You can imagine, then, the sense of trepidation that faced the team behind this production. Led by director Kip Williams, however, the result is mesmerising, poetic, and intimately choreographed to within an inch of its life – scene changes happen with such lightning-fast precision, that props are often brought on by one actor at a run and deposited on stage before they run off again, all in a matter of seconds. Other scenes, like the one in which we find ourselves in a natural history museum, take longer to set up, but the pay-off at its conclusion is more than worth it.
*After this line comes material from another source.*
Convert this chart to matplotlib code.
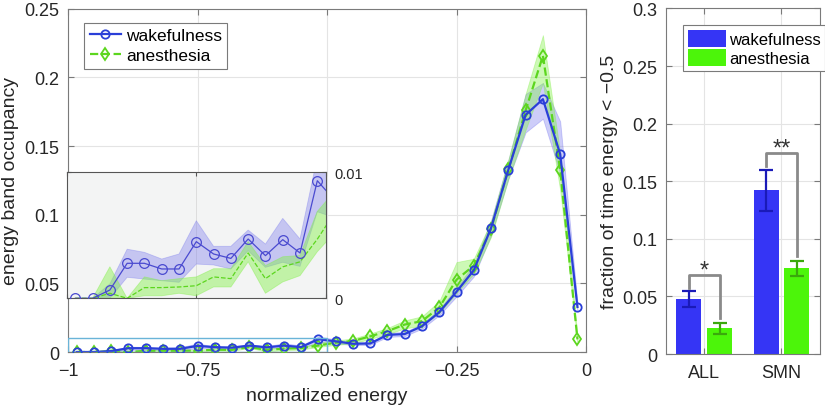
import numpy as np
import matplotlib.pyplot as plt
from matplotlib.patches import Rectangle

plt.rcParams['font.family'] = ['Liberation Sans', 'DejaVu Sans']

# ---- data: energy band occupancy (30 bins on [-1, 0]) ----
n_bins = 30
wake_mean = [0, 0, 0.00066, 0.00278, 0.00278, 0.00233, 0.00233, 0.0045, 0.00352, 0.00317,
             0.00471, 0.00339, 0.00466, 0.0036, 0.00934, 0.0078, 0.0060, 0.0062, 0.0125, 0.0131,
             0.0188, 0.029, 0.044, 0.0596, 0.0905, 0.1328, 0.1728, 0.1842, 0.1442, 0.0328]
wake_hi = [0, 0, 0.00114, 0.0039, 0.00365, 0.00312, 0.00352, 0.00616, 0.00413, 0.00413,
           0.00542, 0.00431, 0.00635, 0.00471, 0.0112, 0.0092, 0.0070, 0.0072, 0.0140, 0.0146,
           0.0205, 0.0312, 0.0470, 0.0640, 0.0960, 0.1400, 0.1880, 0.1960, 0.1680, 0.0360]
wake_lo = [0, 0, 0, 0.00167, 0.00153, 0.0014, 0.00127, 0.00272, 0.00265, 0.00233,
           0.00378, 0.00246, 0.00286, 0.00254, 0.00688, 0.0064, 0.0050, 0.0052, 0.0110, 0.0116,
           0.0170, 0.0268, 0.0405, 0.0550, 0.0850, 0.1260, 0.1600, 0.1700, 0.1300, 0.0300]

anes_mean = [0, 0, 0.0004, 0, 0.00085, 0.00085, 0.0009, 0.001, 0.0017, 0.00156,
             0.0036, 0.00156, 0.0025, 0.0029, 0.0047, 0.0068, 0.0080, 0.0114, 0.0152, 0.0200,
             0.0225, 0.0325, 0.0527, 0.0630, 0.0898, 0.1330, 0.1760, 0.2158, 0.1328, 0.0092]
anes_hi = [0, 0, 0.0025, 0, 0.0017, 0.0014, 0.00156, 0.0017, 0.00235, 0.00235,
           0.0045, 0.0026, 0.0033, 0.0034, 0.0069, 0.0085, 0.0098, 0.0135, 0.0175, 0.0230,
           0.0260, 0.0370, 0.0655, 0.0680, 0.0950, 0.1400, 0.1880, 0.2308, 0.1450, 0.0110]
anes_lo = [0, 0, 0, 0, 0.0002, 0.0002, 0.0004, 0.0002, 0.0009, 0.0009,
           0.0029, 0.0004, 0.0013, 0.0018, 0.0037, 0.0052, 0.0062, 0.0095, 0.0130, 0.0172,
           0.0192, 0.0285, 0.0430, 0.0570, 0.0840, 0.1260, 0.1620, 0.1960, 0.1180, 0.0075]

# ---- data: fraction of time with energy < -0.5 ----
groups = ['ALL', 'SMN']
frac_wake = [0.0477, 0.142]
frac_wake_err = [0.0068, 0.018]
frac_anes = [0.0223, 0.0743]
frac_anes_err = [0.0047, 0.0068]
sig_labels = ['*', '**']

x_ticks = [-1, -0.75, -0.5, -0.25, 0]
x_ticklabels = ['\u22121', '\u22120.75', '\u22120.5', '\u22120.25', '0']
y_ticks = [0, 0.05, 0.1, 0.15, 0.2, 0.25]
y_ticklabels = ['0', '0.05', '0.1', '0.15', '0.2', '0.25']
bar_ticks = [0, 0.05, 0.1, 0.15, 0.2, 0.25, 0.3]
bar_ticklabels = ['0', '0.05', '0.1', '0.15', '0.2', '0.25', '0.3']

WAKE = '#2a3fd8'
WAKE_FILL = '#7070ee'
ANES = '#5cd61e'
ANES_FILL = '#84f04a'
FRAME = '#7a7a7a'
TXT = '#262626'
GRID = '#e4e4e4'

x = -1 + (np.arange(n_bins) + 0.5) / n_bins

fig = plt.figure(figsize=(8.25, 4.1), dpi=100)


def matlab_style(ax, fs=13):
    ax.tick_params(direction='in', top=True, right=True, length=4, width=0.8,
                   colors=FRAME, labelcolor=TXT, labelsize=fs)
    ax.tick_params(axis='x', pad=7)
    ax.tick_params(axis='y', pad=6)
    for s in ax.spines.values():
        s.set_color(FRAME)
        s.set_linewidth(0.8)
    ax.grid(True, color=GRID, linewidth=0.8)
    ax.set_axisbelow(True)


# ---- main axes ----
ax = fig.add_axes([0.0824, 0.139, 0.628, 0.837])
matlab_style(ax)
ax.fill_between(x, wake_lo, wake_hi, color=WAKE_FILL, alpha=0.35, linewidth=0.6, edgecolor=WAKE_FILL)
ax.fill_between(x, anes_lo, anes_hi, color=ANES_FILL, alpha=0.4, linewidth=0.6, edgecolor=ANES_FILL)
ax.plot(x, anes_mean, '--', color=ANES, lw=1.6, marker='d', ms=6, mfc='none', mec=ANES, mew=1.3,
        label='anesthesia', zorder=3)
ax.plot(x, wake_mean, '-', color=WAKE, lw=1.6, marker='o', ms=6, mfc='none', mec=WAKE, mew=1.3,
        label='wakefulness', zorder=4)
ax.add_patch(Rectangle((-1, 0), 0.5, 0.01, fill=False, edgecolor='#6ab4d8', lw=1.0, zorder=5))
ax.set_xlim(-1, 0)
ax.set_ylim(0, 0.25)
ax.set_xticks(x_ticks)
ax.set_xticklabels(x_ticklabels)
ax.set_yticks(y_ticks)
ax.set_yticklabels(y_ticklabels)
ax.set_xlabel('normalized energy', fontsize=14, color=TXT, labelpad=6)
ax.set_ylabel('energy band occupancy', fontsize=14, color=TXT, labelpad=4)
h, l = ax.get_legend_handles_labels()
leg = ax.legend(h[::-1], l[::-1], loc='upper left', bbox_to_anchor=(0.015, 0.985), fontsize=12.5,
                fancybox=False, framealpha=1, edgecolor=FRAME, handlelength=1.8,
                handletextpad=0.3, borderpad=0.3, labelspacing=0.3)
leg.get_frame().set_linewidth(0.8)

# ---- inset ----
ins = fig.add_axes([0.0808, 0.270, 0.3143, 0.307])
ins.set_facecolor('#f3f4f4')
ins.tick_params(direction='in', length=3, colors='#555555', labelcolor=TXT, labelsize=10.5,
                left=True, right=True, top=True, bottom=True, labelleft=False,
                labelright=True, labelbottom=False)
for s in ins.spines.values():
    s.set_color('#555555')
    s.set_linewidth(0.8)
ins.grid(True, color='#dddddd', linewidth=0.7)
ins.set_axisbelow(True)
ins.fill_between(x, wake_lo, wake_hi, color=WAKE_FILL, alpha=0.35, linewidth=0.6, edgecolor=WAKE_FILL)
ins.fill_between(x, anes_lo, anes_hi, color=ANES_FILL, alpha=0.45, linewidth=0.6, edgecolor=ANES_FILL)
ins.plot(x, anes_mean, '--', color=ANES, lw=0.9, zorder=3)
ins.plot(x, wake_mean, '-', color='#4a4ad0', lw=0.9, marker='o', ms=7, mfc='none',
         mec='#4a4ad0', mew=0.9, zorder=4)
ins.set_xlim(-1, -0.5)
ins.set_ylim(0, 0.01)
ins.set_xticks([-1, -0.75, -0.5])
ins.set_yticks([0, 0.01])
ins.set_yticklabels(['0', '0.01'])
ins.tick_params(axis='y', pad=6)

# ---- bar panel ----
bx = fig.add_axes([0.807, 0.134, 0.187, 0.843])
matlab_style(bx)
pos = np.arange(1, len(groups) + 1)
off = 0.2
w = 0.325
bx.bar(pos - off, frac_wake, w, color='#3535f5', zorder=2, label='wakefulness')
bx.bar(pos + off, frac_anes, w, color='#4cf50a', zorder=2, label='anesthesia')
bx.errorbar(pos - off, frac_wake, yerr=frac_wake_err, fmt='none', ecolor='#1a1ab8',
            elinewidth=1.6, capsize=5, capthick=1.6, zorder=3)
bx.errorbar(pos + off, frac_anes, yerr=frac_anes_err, fmt='none', ecolor='#3aa80c',
            elinewidth=1.6, capsize=5, capthick=1.6, zorder=3)
for i in range(len(groups)):
    top_l = frac_wake[i] + frac_wake_err[i]
    top_r = frac_anes[i] + frac_anes_err[i]
    yb = max(top_l, top_r) + 0.0145
    bx.plot([pos[i] - off, pos[i] - off, pos[i] + off, pos[i] + off],
            [top_l + 0.003, yb, yb, top_r + 0.004], color='#8a8a8a', lw=2, zorder=4)
    bx.text(pos[i], yb - 0.006, sig_labels[i], ha='center', va='bottom', fontsize=17,
            color='#333333', zorder=5)
bx.set_xlim(0.5, 2.5)
bx.set_ylim(0, 0.3)
bx.set_xticks(pos)
bx.set_xticklabels(groups)
bx.set_yticks(bar_ticks)
bx.set_yticklabels(bar_ticklabels)
bx.set_ylabel('fraction of time energy < \u22120.5', fontsize=14, color=TXT, labelpad=3)
leg2 = bx.legend(loc='upper left', bbox_to_anchor=(0.06, 0.975), fontsize=12, fancybox=False,
                 framealpha=1, edgecolor=FRAME, handlelength=2.3, handleheight=1.2,
                 handletextpad=0.2, borderpad=0.25, labelspacing=0.15)
leg2.get_frame().set_linewidth(0.8)

fig.savefig('out.png', dpi=100)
David Fleischer’s set is a large white box which fills the Wharf 1 theatre; rather than seeming empty, it creates a blank canvas for Williams and his collaborators to realise Churchill’s scenes upon with haunting poetry and generosity. A series of white rectangular blocks are the only other items of set, which are shifted and moved into different positions – everything from a swimming pool, to plinths, gravestones, tables, chairs – as the scenes require them. Lit by Paul Jackson with bold slabs of colour which would make James Turrell blush, and underscored by THE SWEATS’ pulsating electronic music, the transitions create the other half of the magic in this production. Like the number of possible scene combinations, how many ways can a white block be used to convey something entirely different?
The scenes are a mix of monologues, two-handers, and group scenes, some consisting of a single word, others lasting no more than a few seconds, while others still last four or five minutes. While a full list of the scenes played can be found in the program, particular highlights include the scenes about a child who does not know what fear is, the child who cannot feel pain; ‘Earthquake’, ‘Silence’; ‘Manic’, ‘God’. The image created in the scene titled ‘Grief’ is mesmerizing – simple lighting and stagecraft convey something more powerful than words can. The final (mandatory) scene – ‘Facts’ – is beautiful too, and encapsulates, I think, everything Churchill is trying to say in Love and Information: underneath our daily lives, which are so often dictated and determined by supposedly ‘smart’ technology, there are a myriad of connections, memories, interactions, some made, others missed, (though, perhaps, none made truly in vain), and it is up to us to try to find the useful bits of information amongst them, the things which matter to us; try to find the emotional heart at the core of things, what means something to us, who means something to us, and treasure it – them.  Each scene – in one way or another, sooner or later – is about love and information; it is up to us to work out exactly how.
Williams’ cast of eight embody well over one hundred characters (225 at a quick count in the program) with skill and ease. While no ‘character’ appears in more than one scene (not really) – nor are they ever named – each feels distinct and unique. Harry Greenwood has a cheeky charisma; Marco Chiappi exudes warmth and authority; Glenn Hazeldine brings energy and good-humour; Anita Hegh brings humility and grace; Zahra Newman brings character and fast-talking wit; Anthony Taufa brings an earthy honesty; Alison Whyte brings dignity; and Ursula Yovich brings clarity and truth. Each scene, each character, seems a window into our lives, and ripples with experience and integrity, not just from Churchill but from the cast as well.

While there are people who will see Love and Information as byte-sized theatre for an audience with a small attention-span, it is so much more than that. Underneath Churchill’s audacious conceit in writing a play which will be uniquely different each time it is produced, is a confounding, beautiful, flabbergasting, and haunting look at who we are, where we are going, and how we behave. Director Kip Williams likens the playto a Dali painting or Woolf novel, [in that] the more you reflect, the more you get out of it.” Like Woolf and Dali, it doesn’t talk down to us but meets us as intellectual equals, asks us to match it with investment and courage, and rewards us with heart, compassion, and insight in equal measure. More than anything else, Love and Information is bold, fresh, ground-breaking, and just a little bit brilliant.